Research, however, shows most banks and financial services organisations in the main European trade finance hubs of the UK and Switzerland are missing out on opportunities for green finance because they are unable to sort out which transactions they finance use low-emissions shipping.

Almost nine-in-ten UK banks or financial services organisations (89 per cent) and 56 per cent in Switzerland admit to having lost out on green finance opportunities.

The research, conducted among 350 heads of trade, compliance and finance at banking organisations in the UK and Switzerland, however, reveals a lack of capability. Despite almost all respondents saying sustainability is a medium or high priority, only 31 per cent from UK trade finance organisations and 27 per cent from their Swiss equivalents can screen vessels engaged in commodity transactions for emissions reductions, for example. The research indicates Swiss organisations have fewer screening capabilities, which may indicate greater conservatism or less urgency about green finance than in the UK.

There also appears to be continued reliance in both countries on manual or ad-hoc processes for screening vessels and operators. This is time-consuming and prone to inaccuracy, given there are more than 100,000 vessels currently under the leading flags of registration (and only 18 on biofuel according to UNCTAD Review of Maritime Transport 2021).
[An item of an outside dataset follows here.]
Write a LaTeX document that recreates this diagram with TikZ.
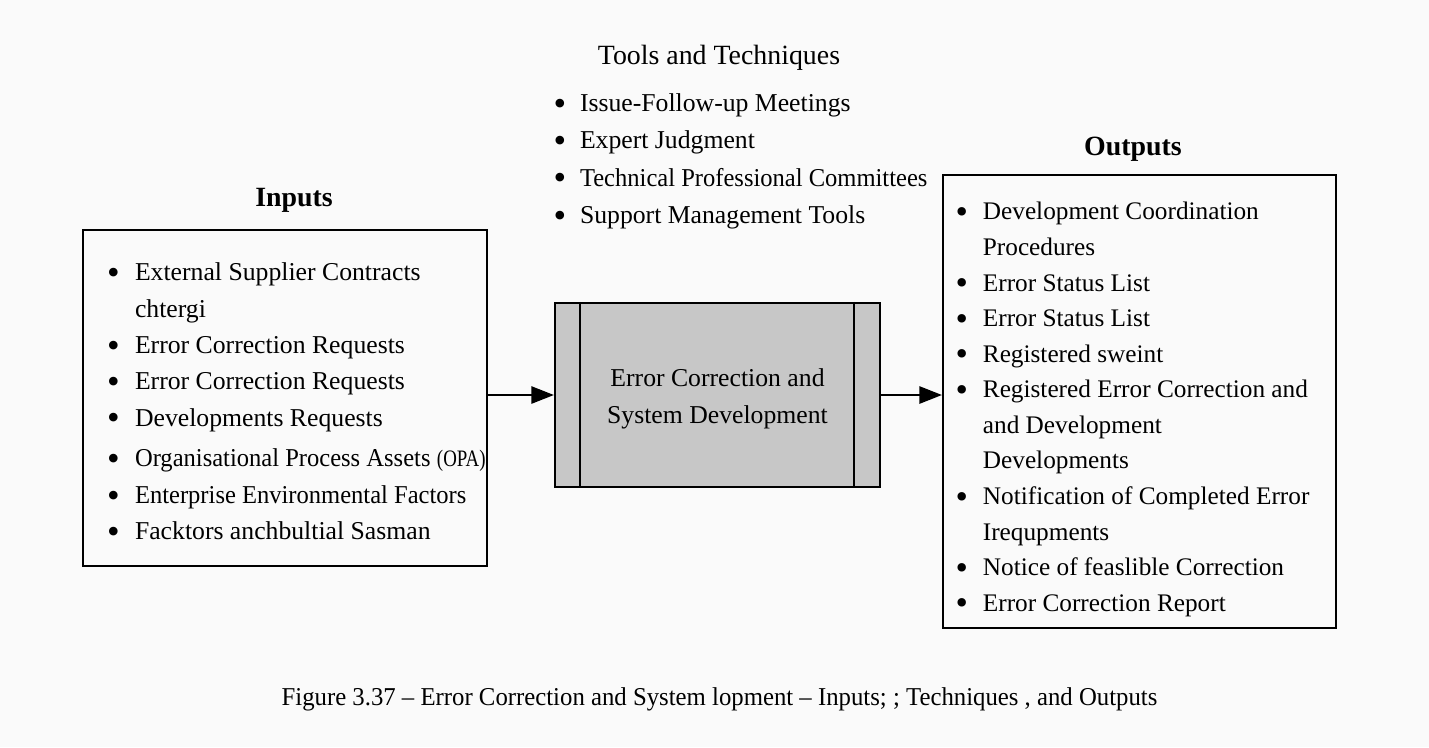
\documentclass[tikz,border=0pt]{standalone}
\usepackage{fontspec}
\usepackage{graphicx}
\setmainfont{Liberation Serif}
\newfontfamily\capfont[FakeStretch=0.963]{Liberation Serif}
\newfontfamily\narrowfont[FakeStretch=0.955]{Liberation Serif}
\newfontfamily\opafont[FakeStretch=0.8]{Liberation Serif}
\newcommand\blt{\raisebox{-1.7pt}{\scalebox{1.4}{\textbullet}}}
\usetikzlibrary{matrix,positioning,calc,arrows.meta}

\begin{document}
\begin{tikzpicture}[x=0.4667pt, y=-0.4667pt,
  itemlist/.style={matrix of nodes, inner sep=0, outer sep=0,
    anchor=north west, column sep=7.2pt, row sep=#1,
    nodes={inner sep=0, anchor=base west, text height=11pt,
      text depth=4pt, font=\fontsize{12}{14}\selectfont}},
  listbox/.style={draw, line width=1pt, inner sep=0},
  title/.style={anchor=base, font=\fontsize{13}{15}\selectfont\bfseries},
  procbox/.style={draw, line width=1pt, fill=black!22,
    minimum width=151.7pt, minimum height=85.9pt},
  flow/.style={line width=1pt, -{Triangle[length=10.5pt,width=8pt]}}]

% page
\fill[black!2] (0,0) rectangle (1429,747);

% tools and techniques
\node (tooltitle) [title, font=\fontsize{13}{15}\selectfont] at (719,64)
  {Tools and Techniques};
\matrix (toollist) [itemlist=2.4pt, column sep=6.4pt] at (553.7,88) {
  \blt & Issue-Follow-up Meetings\\
  \blt & Expert Judgment\\
  \blt & {\narrowfont Technical Professional Committees}\\
  \blt & Support Management Tools\\
};

% inputs
\node (intitle) [title] at (294,206) {Inputs};
\node (inbox) [listbox, minimum width=188.5pt, minimum height=156.8pt]
  at (285,398) {};
\matrix (inlist) [itemlist=2pt] at (107,257) {
  \blt & External Supplier Contracts\\
   & chtergi\\
  \blt & Error Correction Requests\\
  \blt & Error Correction Requests\\
  \blt & Developments Requests\\[2pt]
  \blt & {\narrowfont Organisational Process Assets}
         {\opafont\fontsize{11}{13}\selectfont(OPA)}\\
  \blt & {\narrowfont Enterprise Environmental Factors}\\
  \blt & Facktors anchbultial Sasman\\
};

% process
\node (proc) [procbox] at (717.5,395) {};
\node (proctext) [align=center, font=\fontsize{12}{17.3}\selectfont]
  at ([yshift=-1.9pt]proc.center) {Error Correction and\\System Development};
\draw[line width=1pt] ([xshift=12.1pt]proc.north west)
  -- ([xshift=12.1pt]proc.south west);
\draw[line width=1pt] ([xshift=-12.6pt]proc.north east)
  -- ([xshift=-12.6pt]proc.south east);

% outputs
\node (outtitle) [title] at (1133,155) {Outputs};
\node (outbox) [listbox, minimum width=183.4pt, minimum height=211.4pt]
  at (1139.5,401.5) {};
\matrix (outlist) [itemlist=1.6pt, column sep=6.9pt,
  nodes={font=\fontsize{11.8}{14}\selectfont}] at (955.7,196.4) {
  \blt & Development Coordination\\
   & Procedures\\
  \blt & Error Status List\\
  \blt & Error Status List\\
  \blt & Registered sweint\\
  \blt & Registered Error Correction and\\
   & and Development\\
   & Developments\\
  \blt & Notification of Completed Error\\
   & Irequpments\\
  \blt & Notice of feaslible Correction\\
  \blt & Error Correction Report\\
};

% connectors
\draw[flow] (inbox.east |- proc.west) -- (proc.west);
\draw[flow] (proc.east) -- (outbox.west |- proc.east);

% caption
\node (caption) [anchor=base, font=\capfont\fontsize{12}{14}\selectfont]
  at (719.5,705.7)
  {Figure 3.37 – Error Correction and System lopment – Inputs; ; Techniques , and Outputs};
\end{tikzpicture}
\end{document}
On average, Swiss trade finance organisations’ compliance departments were found to spend 43 per cent of their time screening for sustainability, while in the UK the figure was 50 per cent.

Lack of sustainability screening

Banks in the two nations, neither of which is an EU member, remain way behind in their capability to screen for the broader sustainability concerns relating to extraction or production processes. This will be a significant lack of capability as the environmental, social, and governance agenda increases in importance.

Just 15 per cent of Swiss organisations can screen a commodity transaction for modern slavery and workforce wellbeing, for example, with the figure higher in the UK (33 per cent) but still not high enough. And only 14 per cent of Swiss trade finance businesses screen commodity transactions for deforestation compared with 29 per cent in the UK.

Investment in technology is the obvious move

The lesson of these findings is that unless banks acquire better screening and monitoring capabilities, they will continue to lose business to rivals who have invested in the right technology. This is an era of advancing digitisation, when a multiplicity of global trade bodies, including the International Chambers of Commerce and the UN are trying to settle on data standards and digital document formats. The aim is of course, to remove time-consuming paper processes, and to introduce transparency through end-to-end processing and visibility. Yet only 36 per cent of Swiss-based trade finance organisations and 31 per cent in the UK say end-to-end screening of transaction ecosystems for sustainability is one of their three biggest challenges. This is another instance where lack of capability may have consequences as ESG concerns increase.

There are some positive signs about how technology will make a difference, however. An average of 43 per cent of respondents from the UK and Switzerland want sustainability screening integrated into solutions they use to monitor their compliance with Know Your Customer (KYC), Anti-money laundering (AML), and sanctions requirements.

Room for improvement

Although the research is not definitive in all areas, it revealed that despite differences, the trade finance sectors in the UK and Switzerland are poorly positioned to take advantage of environmentally driven trade finance regulation if, and when, it arrives. Even before then, they will lose out on the inevitable growth in green finance revenues.

The shipping industry too has poor screening capabilities, but that should not prevent progress in the finance sector. The whole trade finance ecosystem should invest in advanced screening technology as a business and compliance priority. Otherwise, Swiss and UK institutions will lose out on green finance.